Wherever you go, Nature is there. We have certain gifts that other animals don’t, but that doesn’t mean that we’re outside of Nature’s domain. I can easily name dozens of plants and animals that can do things I’ve yet to learn how to do. We as people like to think we are observers, but we and all we create are just as much a part of Nature as the plants, the animals, the stars, the very sky itself. Nature extends from the core beneath us to the natural world to the physical universe. The universe has been making different types of life for a long time and we are simply another piece of the puzzle. Nature’s got the big stuff covered. When I think of that and see how surrounded by abundance I am in the garden, I feel at peace. There’s always something to share and learn. I know all of my needs will be met, that I live in a beautiful world, full of harmony and delight. Sounds a little bit like Paradise.

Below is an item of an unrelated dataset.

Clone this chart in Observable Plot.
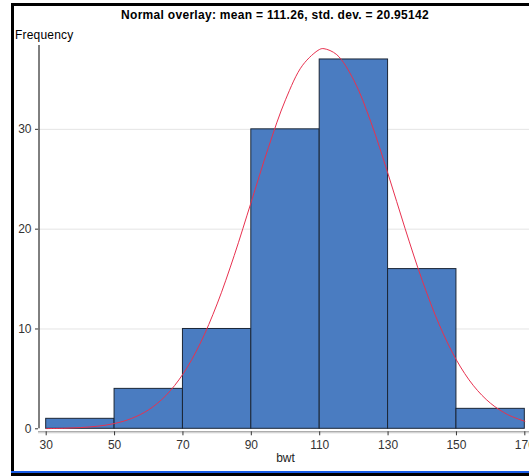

Perhaps instead of a place, Paradise is a way of living. Maybe Paradise can be found in something as simple as living in harmony with our environment. As we grow in our understanding of how our past decisions and current actions affect the whole of our planet, those that choose love consider how their actions ripple outward to shape the world they live in. We make decisions that will bring health and happiness to their lives and spread it to everything we encounter. This feeds the spirit of love, generosity, and harmony in our world that understands that all we need to live in harmony with Nature and to find Paradise is to be our true selves, the powerful, creative and loving creatures we were meant to be.